The bad news is that America, that paragon of moral virtue place where torture and droning are now a fixture of daily life, has given up all claims to the moral high ground as it will provide the vilest of offshore criminals with an unconditional amnesty if only they promise to build one or two high-rise buildings in some bloated, if insolvent, megapolis, assuring at least a few more union votes in the next election.
Not surprisingly, the companies most eager to take advantage of the EB-5 program are US homebuilders, desperate to find any demand, but certainly demand for expensive projects. All the better, if the proceeds ultimately trickle down to the bottom line.
In San Francisco, home builder Lennar Corp. has raised about $200 million through the program for San Francisco projects that include more than 12,000 housing units on a former naval shipyard. Developer Forest City Ratner Cos. has taken in more than $475 million for the real-estate project connected to Brooklyn’s Barclays Center. In lower Manhattan, World Trade Center developer Larry Silverstein is trying to raise about $250 million for a 937-foot Four Seasons hotel and condominium going up.
In all, 10,928 foreign investors applied to invest through the program in the fiscal year ended Sept. 30, up from 6,346 a year earlier and 486 in 2006, according to U.S. Citizenship and Immigration Services, the program’s administrator. Most projects have been real-estate developments.
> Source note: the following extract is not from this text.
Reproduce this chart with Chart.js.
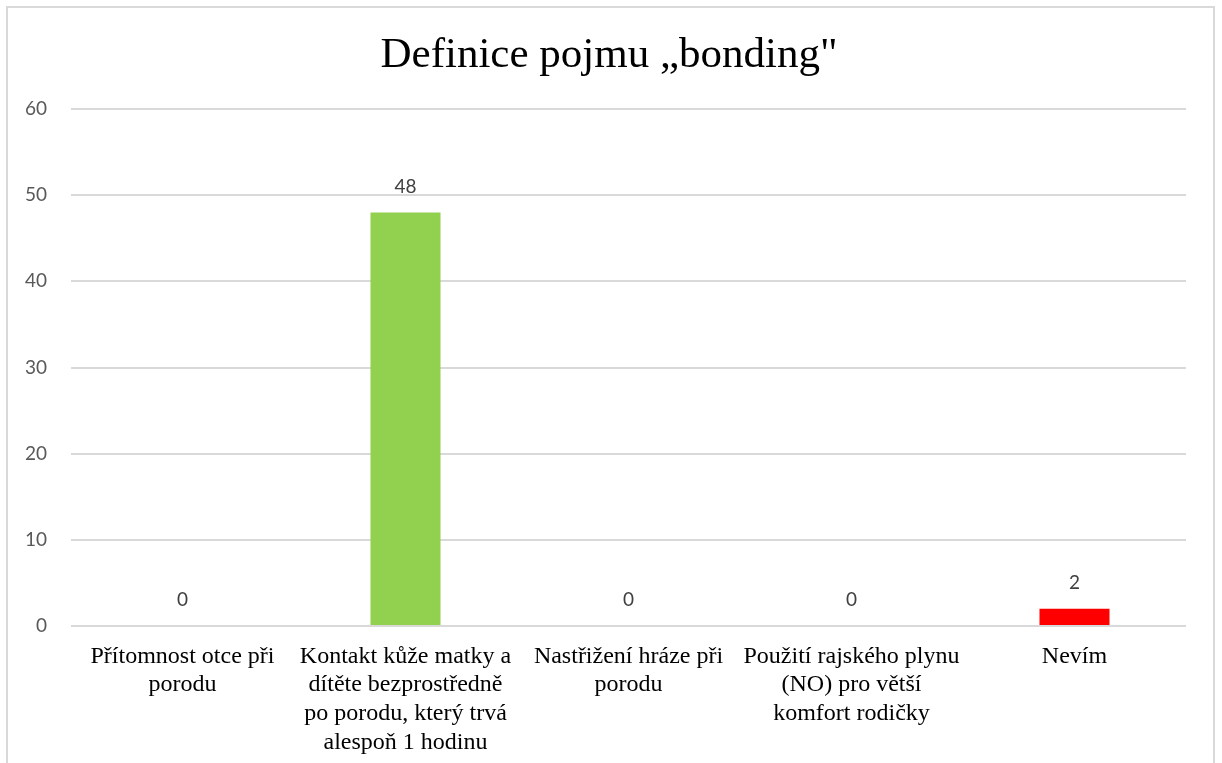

To be sure, the EB-5 program is nothing new: Congress created it in 1990 to spur job creation through foreign investment. It was used infrequently for years. However, it was not until 2009 when administrators clarified a rule to allow temporary construction jobs to be counted toward the 10-job-per-investor requirement, sparking more activity.
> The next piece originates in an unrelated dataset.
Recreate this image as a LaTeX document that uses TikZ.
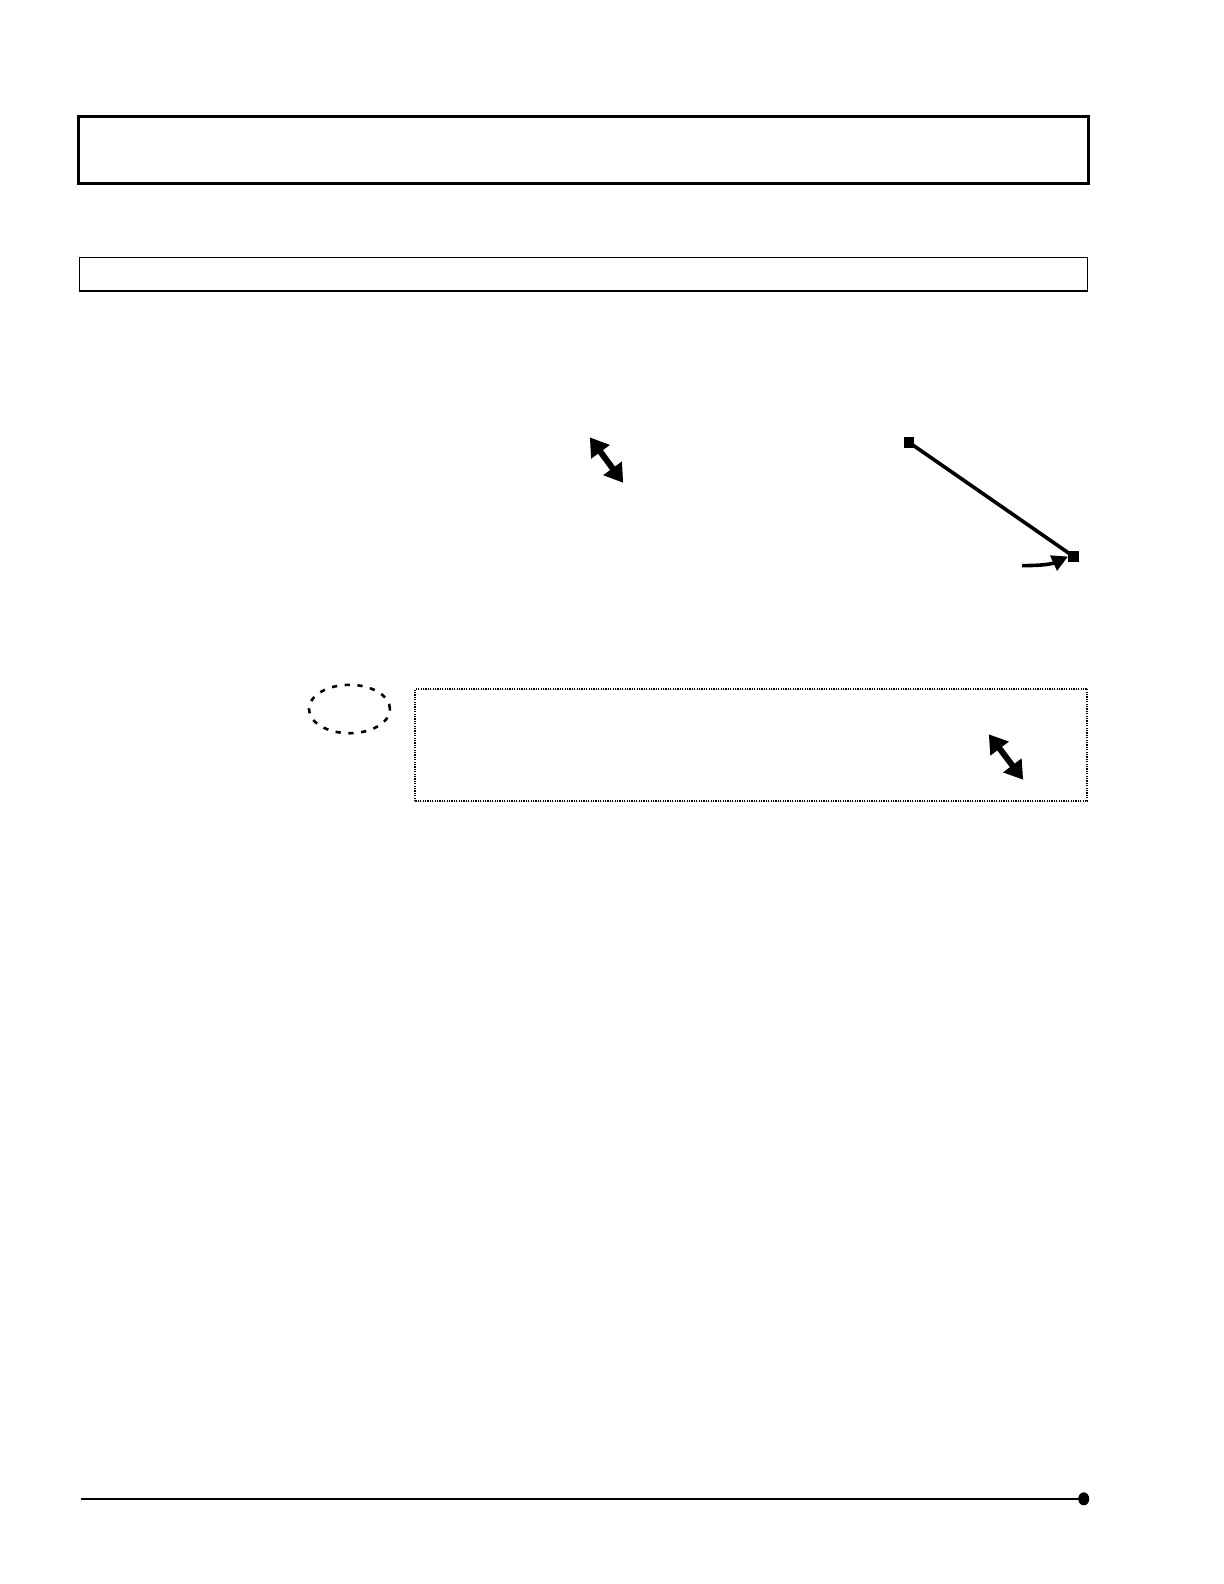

And while the immediate trade off for the $500K investment is a temporary visa, if the project is found to have produced the pledged 10 jobs per investor, the investors and their immediate families become eligible for green cards. Also known as asylum. Also known as a new superclass of uber-wealthy individuals who stole so much in their native country, they can no longer safely live there and instead come to the US to inflate the prices of comparable housing. Not that most Americans can afford to compete for a duplex apartment at 15 CPW that is, but it sure builds resentment among the New York hedge fund class, who not only can't outperform the market for 6 years in a row, but now have to look up to their new Chinese overlords. Or at least landlords.
The growing popularity has made for lengthy processing times for investors and developers. But Related successfully urged the federal government to declare the development a project of such national importance that it deserved expedited approval.
Raising the money through traditional means would have been difficult because of the yearslong gap between when the platform over the 13-acre train yard is started and when the buildings are completed and income starts rolling in, said Related Chief Executive Jeff Blau.
“It was a very critical part of the puzzle,” said Mr. Blau, who expects to rake in hundreds of millions of dollars more from Chinese and other foreign investors as the project progresses.
Also not surprising, Chinese nationals are the biggest source of EB-5 funds, making up more than 85% of visas approved in the 12 months ended in September. Many are investing for their children rather than for themselves, said Kenneth Li, a Houston real-estate broker who has offered advice to Chinese investing in EB-5 projects. But really, they are investing for themselves: as the current Chinese politburo has shown, the allegiances of the president can turn on a dime, and today's oligarch may well be tomorrow's inmate. So it is best to have a cozy little 12,000 triplex in midtown Manhattan handy just in case the People's Liberation Army comes knocking one day.
Another tangent: the EB-5 program caps the number of visas allowed per year at 10,000; within that total, the number from individual countries is also capped, however as noted above, China is by and far the biggest (ab)user of the "cash for citizenship" swap. What is unclear is just how many Chinese billionaires will end up US citizens in the coming years before every single Chinese oligarch who wants to buy a US passport is provided one.
Then again, one may wonder: is it really bad news? "Developers are embracing the program largely because it provides low-cost capital. Money borrowed through the EB-5 program carries much lower interest rates, sometimes half of what companies typically pay, executives said. That is because investors are primarily seeking green cards, not a profit, and generally are willing to accept low returns, EB-5 advisers said."
And since we live in a time and place where capital misallocation is the only game in town, and where central banks will blow a few trillion without batting an eyelid on the most idiotic uses of funds (mostly on making trillionaires out of billionaires), is it really that bad if a few Chinese criminals-cum-billionaires are allowed to park their wealth, and ass, in the US? Following Obama's recent 5 million strong amnesty of illegal immigrants, it's not as if US immigration policy makes much sense anyway.